(FUVEST - 2024)
O SOBREVIVENTE
Impossível compor um poema a essa altura da evolução
[da humanidade.
Impossível escrever um poema – uma linha que seja – de
[verdadeira poesia.
O último trovador morreu em 1914.
Tinha um nome de que ninguém se lembra mais.
Há máquinas terrivelmente complicadas para as
[necessidades mais simples.
Se quer fumar um charuto aperte um botão.
Paletós abotoam-se por eletricidade.
Amor se faz pelo sem-fio.
Não precisa estômago para digestão.
Um sábio declarou a O Jornal que ainda falta muito para atingirmos um nível razoável de cultura. Mas até lá, felizmente, estarei morto.
Os homens não melhoraram
e matam-se como percevejos.
Os percevejos heroicos renascem.
Inabitável o mundo é cada vez mais habitado.

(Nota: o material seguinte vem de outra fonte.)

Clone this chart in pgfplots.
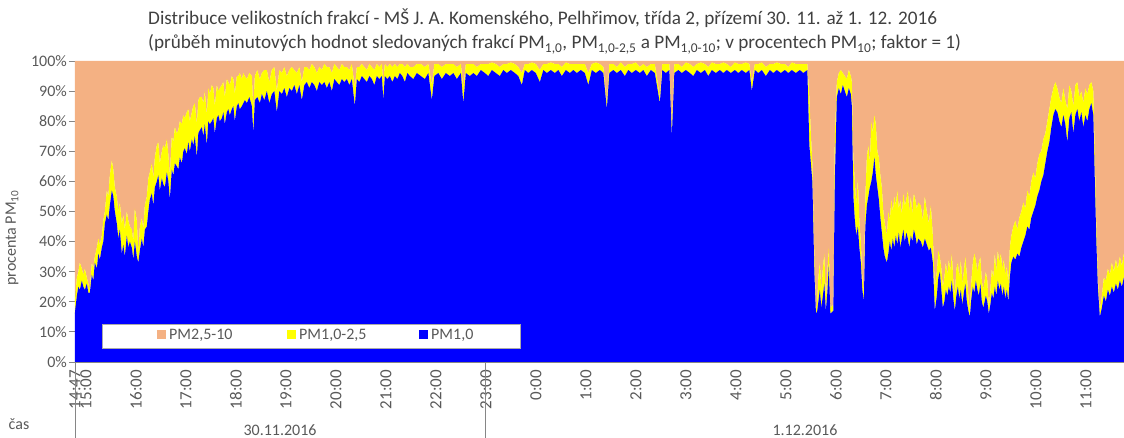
\documentclass[border=0pt]{standalone}
\usepackage{fontspec}
\setmainfont{Carlito}
\usepackage{pgfplots}
\pgfplotsset{compat=1.18}
\usepackage{pgfplotstable}

\definecolor{pmcoarse}{HTML}{F4B183}
\definecolor{pmmid}{HTML}{FFFF00}
\definecolor{pmfine}{HTML}{0000FF}
\definecolor{txt}{HTML}{595959}
\definecolor{ttl}{HTML}{404040}
\definecolor{axisgray}{HTML}{868686}
\newcommand\lab{\fontsize{16}{19}\selectfont}
\newcommand\tlab{\fontsize{17}{20}\selectfont}
\newcommand\ttlfont{\fontsize{19.2}{23}\selectfont}

% minute shares, cumulative: b = PM1,0 ; a = PM1,0 + PM1,0-2,5 (both in % of PM10)
% t = hours since 0:00 on 30.11.2016
\pgfplotstableread{
t b a
14.78 16 20
14.82 22 28
14.85 25 30
14.88 24 33
14.92 27 31
14.95 25 29
14.98 24 31
15.02 26 28
15.05 23 26
15.08 23 24
15.12 29 33
15.15 27 31
15.18 33 35
15.22 31 38
15.25 36 41
15.28 34 39
15.32 38 42
15.35 40 47
15.38 46 50
15.42 49 57
15.45 47 55
15.48 52 62
15.52 57 67
15.55 55 64
15.58 50 58
15.62 46 55
15.65 41 50
15.68 44 53
15.72 36 46
15.75 39 49
15.78 35 44
15.82 42 50
15.85 38 47
15.88 40 45
15.92 38 44
15.95 34 40
15.98 40 51
16.02 35 47
16.05 33 36
16.08 37 45
16.12 41 48
16.15 38 44
16.18 44 52
16.22 45 55
16.25 50 61
16.28 54 63
16.32 56 66
16.35 52 61
16.38 58 68
16.42 60 72
16.45 62 73
16.48 57 66
16.52 61 70
16.55 59 72
16.58 58 71
16.62 63 74
16.65 60 69
16.68 54 62
16.72 64 75
16.75 62 73
16.78 66 78
16.82 65 76
16.85 64 77
16.88 68 80
16.92 66 79
16.95 70 82
16.98 71 81
17.02 69 83
17.05 73 84
17.08 70 80
17.12 74 83
17.15 72 85
17.18 75 86
17.22 68 79
17.25 76 87
17.28 77 88
17.32 78 88
17.35 75 86
17.38 79 90
17.42 72 82
17.45 80 91
17.48 79 89
17.52 80 92
17.55 81 91
17.58 76 85
17.62 81 92
17.65 82 90
17.68 80 91
17.72 81 92
17.75 83 93
17.78 79 88
17.82 83 94
17.85 84 93
17.88 82 92
17.92 84 95
17.95 85 94
17.98 80 89
18.02 85 95
18.05 86 95
18.08 84 96
18.12 85 94
18.15 86 96
18.18 87 95
18.22 86 94
18.27 88 96
18.32 85 95
18.35 76 84
18.38 87 95
18.43 88 97
18.48 86 94
18.52 89 96
18.57 87 97
18.62 90 97
18.67 86 93
18.72 89 97
18.77 90 98
18.82 83 90
18.87 90 97
18.92 89 96
18.97 91 98
19.02 88 95
19.07 91 97
19.12 90 98
19.17 92 97
19.22 89 96
19.27 92 98
19.32 87 93
19.37 92 98
19.42 93 98
19.47 91 97
19.52 93 99
19.57 92 98
19.62 90 96
19.67 93 98
19.72 92 97
19.77 93 99
19.82 91 98
19.87 93 98
19.92 90 96
19.97 94 99
20.02 93 98
20.07 92 97
20.12 94 99
20.17 93 98
20.22 94 98
20.27 92 97
20.32 94 99
20.38 85 91
20.42 94 98
20.47 93 98
20.52 95 99
20.57 94 98
20.62 93 97
20.67 95 99
20.72 94 98
20.77 92 97
20.82 95 99
20.87 94 98
20.92 95 99
20.95 87 93
20.98 95 99
21.03 94 98
21.08 95 99
21.13 93 98
21.18 95 99
21.23 94 98
21.28 96 99
21.33 95 99
21.38 93 98
21.43 96 99
21.48 95 98
21.55 94 98
21.62 96 99
21.70 95 99
21.78 94 98
21.85 96 99
21.92 87 92
21.97 95 99
22.05 96 99
22.12 94 98
22.20 96 99
22.28 95 99
22.35 96 99
22.42 94 98
22.50 96 99
22.55 86 91
22.60 96 99
22.68 95 99
22.75 96 99
22.82 95 98
22.90 97 99
22.98 96 99
23.05 95 99
23.12 97 99.5
23.20 96 99
23.28 95 98
23.35 97 99
23.42 96 99
23.50 97 99.5
23.58 96 99
23.65 95 98
23.72 92 96
23.78 97 99
23.85 96 99
23.92 97 99.5
24.00 96 99
24.08 93 97
24.15 97 99
24.22 96 99
24.30 97 99.5
24.38 96 99
24.45 97 99
24.52 95 98
24.60 97 99.5
24.68 96 99
24.75 97 99
24.82 96 99
24.90 97 99
24.98 96 99
25.05 92 96
25.12 97 99
25.20 96 99.5
25.28 97 99
25.35 96 98
25.42 84 86
25.47 96 99
25.55 97 99
25.62 96 98
25.70 97 99.5
25.78 95 98
25.85 97 99
25.92 96 99
26.00 97 99.5
26.08 96 98
26.15 97 99
26.22 95 98
26.30 97 99
26.38 96 99
26.48 86 88
26.53 97 99
26.60 96 99
26.67 97 99
26.72 75 78
26.77 96 99
26.85 97 99
26.92 96 98
27.00 97 99.5
27.08 96 99
27.15 95 98
27.22 97 99
27.30 96 99.5
27.38 97 99
27.45 95 98
27.52 97 99.5
27.60 96 99
27.68 97 99
27.75 96 99.5
27.82 97 99
27.90 96 98
27.98 97 99.5
28.05 96 99
28.12 97 99
28.20 96 99.5
28.27 97 99
28.32 90 93
28.38 97 99
28.45 96 99
28.52 97 99.5
28.60 95 98
28.68 97 99
28.75 96 99
28.82 97 99.5
28.90 96 99
28.98 97 99
29.05 96 98
29.12 97 99.5
29.20 96 99
29.28 97 99
29.35 96 99
29.43 97 99
29.47 72 88
29.50 66 76
29.53 60 66
29.57 30 36
29.60 17 19
29.62 16 18
29.65 20 28
29.68 24 33
29.71 18 24
29.74 22 31
29.77 26 36
29.80 17 20
29.83 23 30
29.86 32 38
29.89 16 18
29.95 17 19
29.98 60 75
30.02 88 93
30.06 91 96
30.10 89 97
30.14 92 96
30.18 90 95
30.22 88 94
30.26 91 97
30.30 89 95
30.32 85 93
30.35 55 68
30.38 47 60
30.41 42 52
30.44 45 61
30.47 38 47
30.50 33 40
30.53 24 28
30.56 20 23
30.59 45 55
30.62 52 68
30.65 55 72
30.68 58 66
30.71 60 80
30.74 63 76
30.77 68 82
30.80 62 79
30.83 58 70
30.86 54 68
30.89 48 62
30.92 43 58
30.95 38 50
30.98 35 46
31.02 33 42
31.05 36 50
31.08 40 47
31.11 37 54
31.14 41 50
31.17 38 55
31.20 42 52
31.23 39 57
31.26 43 51
31.29 38 54
31.32 41 49
31.35 44 56
31.38 40 52
31.41 43 54
31.44 41 57
31.47 38 50
31.50 42 55
31.53 40 49
31.56 44 56
31.59 42 54
31.62 39 51
31.65 41 53
31.70 40 52
31.74 38 47
31.78 41 55
31.82 39 50
31.86 37 46
31.90 38 52
31.94 33 42
31.98 17 25
32.02 22 30
32.05 28 37
32.08 30 35
32.11 24 31
32.14 18 25
32.17 20 28
32.20 24 33
32.23 22 29
32.26 25 34
32.29 23 30
32.32 27 36
32.35 21 27
32.38 17 22
32.41 22 31
32.44 25 33
32.47 21 28
32.50 24 34
32.53 19 26
32.56 23 30
32.59 26 35
32.62 20 29
32.65 17 22
32.68 15 17
32.71 21 27
32.74 25 33
32.77 23 36
32.80 27 34
32.83 24 30
32.86 22 33
32.89 26 35
32.92 20 27
32.95 18 24
33.00 22 30
33.03 20 27
33.06 16 18
33.09 19 24
33.12 23 31
33.15 21 28
33.18 25 36
33.21 22 30
33.24 27 37
33.27 24 33
33.30 26 36
33.33 22 31
33.36 25 34
33.39 21 29
33.42 24 32
33.45 20 26
33.48 28 38
33.51 33 42
33.55 35 45
33.59 34 47
33.63 36 44
33.67 35 48
33.71 38 50
33.75 40 53
33.79 42 51
33.83 45 57
33.87 44 55
33.91 48 60
33.95 50 63
33.99 52 61
34.03 55 66
34.07 57 69
34.11 60 70
34.15 62 74
34.19 66 76
34.23 70 80
34.27 73 84
34.31 78 88
34.35 82 91
34.39 84 93
34.43 83 91
34.47 80 88
34.51 78 86
34.55 82 91
34.59 79 87
34.63 73 84
34.67 81 92
34.71 83 90
34.75 76 85
34.79 82 92
34.83 84 93
34.87 80 88
34.91 83 90
34.95 78 86
34.99 82 91
35.03 80 89
35.07 84 92
35.11 86 93
35.15 82 90
35.18 60 68
35.21 40 45
35.24 25 28
35.28 15 17
35.32 18 22
35.36 22 28
35.40 20 27
35.44 24 31
35.48 22 29
35.52 25 33
35.56 23 30
35.60 26 34
35.64 24 31
35.68 27 35
35.72 25 32
35.76 28 36
35.80 26 33
}\fractions

\begin{document}
\begin{tikzpicture}
\path[use as bounding box] (0pt,0pt) rectangle (1124pt,438pt);

\begin{axis}[
  at={(75pt,76pt)}, anchor=south west,
  scale only axis, width=1050.85pt, height=301pt,
  xmin=14.7833, xmax=35.8, ymin=0, ymax=100,
  stack plots=y,
  clip mode=individual,
  axis x line*=bottom, axis y line*=left,
  axis line style={axisgray, line width=0.8pt},
  tick align=outside, major tick length=6pt,
  xtick style={draw=none},
  ytick style={axisgray, line width=0.8pt},
  ytick={0,10,20,30,40,50,60,70,80,90,100},
  yticklabels={0\%,10\%,20\%,30\%,40\%,50\%,60\%,70\%,80\%,90\%,100\%},
  xtick={14.7833,15,16,17,18,19,20,21,22,23,24,25,26,27,28,29,30,31,32,33,34,35},
  xticklabels={14:47,15:00,16:00,17:00,18:00,19:00,20:00,21:00,22:00,23:00,0:00,1:00,2:00,3:00,4:00,5:00,6:00,7:00,8:00,9:00,10:00,11:00},
  ticklabel style={text=txt},
  xticklabel style={font=\tlab, rotate=90, anchor=east, inner sep=2pt},
  yticklabel style={font=\lab, anchor=east, inner sep=2pt},
]
\addplot[draw=none, fill=pmfine] table[x=t, y=b]{\fractions} \closedcycle;
\addplot[draw=none, fill=pmmid] table[x=t, y expr=\thisrow{a}-\thisrow{b}]{\fractions} \closedcycle;
\addplot[draw=none, fill=pmcoarse] table[x=t, y expr=100-\thisrow{a}]{\fractions} \closedcycle;
\coordinate (daystart) at (axis cs:14.7833,0);
\coordinate (daysplit) at (axis cs:23,0);
\end{axis}

% day separators and day labels below the time axis
\draw[axisgray, line width=0.8pt] (daystart) -- ++(0pt,-76pt);
\draw[axisgray, line width=0.8pt] (daysplit) -- ++(0pt,-76pt);
\node[font=\lab, text=txt] at (280pt,8pt) {30.11.2016};
\node[font=\lab, text=txt] at (805pt,8pt) {1.12.2016};
\node[font=\lab, text=txt] at (19pt,14pt) {čas};

% y axis title
\node[font=\lab, text=txt, rotate=90] at (12pt,200pt) {procenta PM\textsubscript{10}};

% chart title
\node[font=\ttlfont, text=ttl, anchor=base west, inner sep=0pt] at (148pt,413pt)
  {Distribuce velikostních frakcí - MŠ J. A. Komenského, Pelhřimov, třída 2, přízemí 30. 11. až 1. 12. 2016};
\node[font=\ttlfont, text=ttl, anchor=base west, inner sep=0pt] at (148pt,389pt)
  {(průběh minutových hodnot sledovaných frakcí PM\textsubscript{1,0}, PM\textsubscript{1,0-2,5} a PM\textsubscript{1,0-10}; v procentech PM\textsubscript{10}; faktor = 1)};

% legend
\node[draw=axisgray!70, fill=white, anchor=south west, inner sep=0pt,
      minimum width=418pt, minimum height=24pt, font=\lab, text=txt]
  at (102pt,90pt)
  {\makebox[418pt][l]{\hspace*{55pt}\textcolor{pmcoarse}{\rule[1pt]{9pt}{9pt}}\hspace{3pt}\makebox[118pt][l]{PM2,5-10}%
   \textcolor{pmmid}{\rule[1pt]{9pt}{9pt}}\hspace{3pt}\makebox[120pt][l]{PM1,0-2,5}%
   \textcolor{pmfine}{\rule[1pt]{9pt}{9pt}}\hspace{3pt}PM1,0}};
\end{tikzpicture}
\end{document}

E se os olhos reaprendessem a chorar seria um segundo
[dilúvio.
(Desconfio que escrevi um poema.)
Carlos Drummond de Andrade. Alguma Poesia, 1930.

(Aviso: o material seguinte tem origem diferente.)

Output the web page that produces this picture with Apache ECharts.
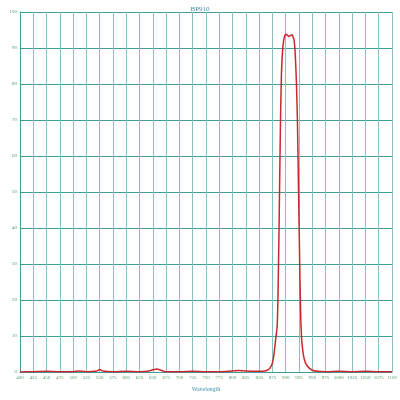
<!DOCTYPE html>
<html><head><meta charset="utf-8">
<script src="https://cdn.jsdelivr.net/npm/echarts@6/dist/echarts.min.js"></script>
<style>html,body{margin:0;padding:0;background:#fff}#c{width:400px;height:400px}</style>
</head><body><div id="c"></div>
<script>
const title = "BP910";
const xName = "Wavelength";
const yName = "Transmission";
const wavelengths = [400,425,450,475,500,510,525,545,550,555,575,600,625,640,650,658,665,675,700,725,750,775,800,812,825,850,860,865,870,875,878,881,884,886,888,890,892,894,896,898,900,903,906,909,912,914,916,918,920,922,924,926,928,930,933,936,940,945,950,960,975,1000,1025,1050,1075,1100];
const transmission = [0,0.1,0.2,0.1,0.1,0.3,0.1,0.3,0.7,0.3,0.1,0.2,0.1,0.2,0.6,0.8,0.5,0.1,0.1,0.2,0.1,0.1,0.3,0.4,0.3,0.2,0.3,0.5,1,2.5,5,9,13,26,46,68,83,89,92,93.3,93.8,93.6,93.2,93.5,93.7,93,92,88,81,70,52,33,17,9,5,3,1.8,1,0.5,0.2,0.1,0.2,0.1,0.2,0.1,0.1];
const xMin = 400, xMax = 1100, xStep = 25;
const yMin = 0, yMax = 100, yStep = 10;

const chart = echarts.init(document.getElementById('c'));
const font = 'Liberation Serif';
chart.setOption({
  animation: false,
  title: { text: title, left: 'center', top: 1, textStyle: { fontSize: 7, fontWeight: 'normal', color: '#3f8fa8', fontFamily: font } },
  grid: { left: 20, right: 8, top: 12, bottom: 28, containLabel: false, outerBoundsMode: 'none' },
  xAxis: {
    type: 'value', min: xMin, max: xMax, interval: xStep,
    name: xName, nameLocation: 'middle', nameGap: 14,
    nameTextStyle: { fontSize: 6, color: '#3f8fa8', fontFamily: font },
    axisLine: { lineStyle: { color: '#3f9c96', width: 1 } },
    axisTick: { show: false },
    axisLabel: { fontSize: 5, color: '#4d9a6a', margin: 3, fontFamily: font, formatter: v => String(v) },
    splitLine: { show: true, lineStyle: { color: '#86c2c0', width: 1 } }
  },
  yAxis: {
    type: 'value', min: yMin, max: yMax, interval: yStep,
    name: yName, nameLocation: 'middle', nameGap: 12,
    nameTextStyle: { fontSize: 5, color: '#3f8fa8', fontFamily: font },
    axisLine: { show: true, lineStyle: { color: '#3f9c96', width: 1 } },
    axisTick: { show: false },
    axisLabel: { fontSize: 5, color: '#4d9a6a', margin: 3, fontFamily: font, formatter: v => String(v) },
    splitLine: { show: true, lineStyle: { color: '#3f9c96', width: 1 } }
  },
  series: [{
    type: 'line', showSymbol: false, smooth: 0.3,
    data: wavelengths.map((w, i) => [w, transmission[i]]),
    lineStyle: { color: '#c8282d', width: 1.5 },
    z: 5
  }]
});
</script></body></html>
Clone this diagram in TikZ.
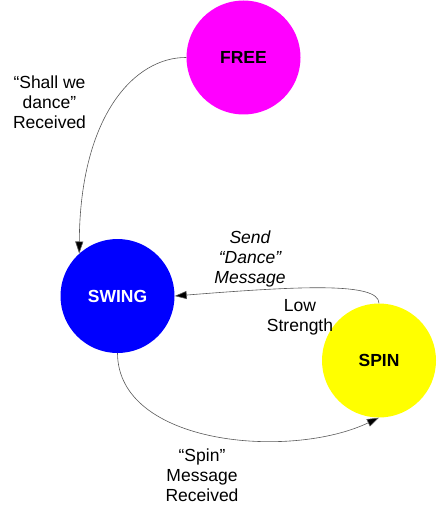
\documentclass[tikz,border=0pt]{standalone}
\usepackage{fontspec}
\setmainfont{Liberation Sans}
\usetikzlibrary{arrows.meta}
\begin{document}
\begin{tikzpicture}[x=1pt,y=-1pt,
  statenode/.style={circle,minimum size=114pt,inner sep=0pt,font=\fontsize{17.5}{20}\selectfont\bfseries},
  lbl/.style={align=center,inner sep=0pt,font=\fontsize{17.5}{20}\selectfont},
  conn/.style={line width=0.6pt,draw=black!65,-{Triangle[length=12pt,width=8pt,fill=black]}}]
\useasboundingbox (0,0) rectangle (436,516);
\node[statenode,fill={rgb,255:red,255;green,0;blue,255}] (free) at (243.5,57.5) {FREE};
\node[statenode,fill={rgb,255:red,0;green,0;blue,255},text=white] (swing) at (117.5,296) {SWING};
\node[statenode,fill={rgb,255:red,255;green,255;blue,0}] (spin) at (379,360.5) {SPIN};
\draw[conn] (free.west) .. controls (135,57) and (80,115) .. (swing.132);
\draw[conn] (spin.north) .. controls (379,282) and (300,286) .. (swing.east);
\draw[conn] (swing.south) .. controls (118,445) and (290,460) .. (spin.south);
\node[lbl] (l1) at (49.5,102.7) {“Shall we\\dance”\\Received};
\node[lbl,font=\fontsize{17.5}{20}\selectfont\itshape] (l2) at (250,258.5) {Send\\“Dance”\\Message};
\node[lbl] (l3) at (300,317.5) {Low\\Strength};
\node[lbl] (l4) at (202,475.7) {“Spin”\\Message\\Received};
\end{tikzpicture}
\end{document}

Entre o primeiro e o último verso, há uma aparente contradição, que, todavia, não se sustenta porque
os entraves à plenitude lírica são removidos.
os trovadores ainda inspiram os enamorados.
a sabedoria controla o poder das máquinas.
os heróis sempre ressuscitam neste mundo.
a poesia resiste à negatividade do seu tempo.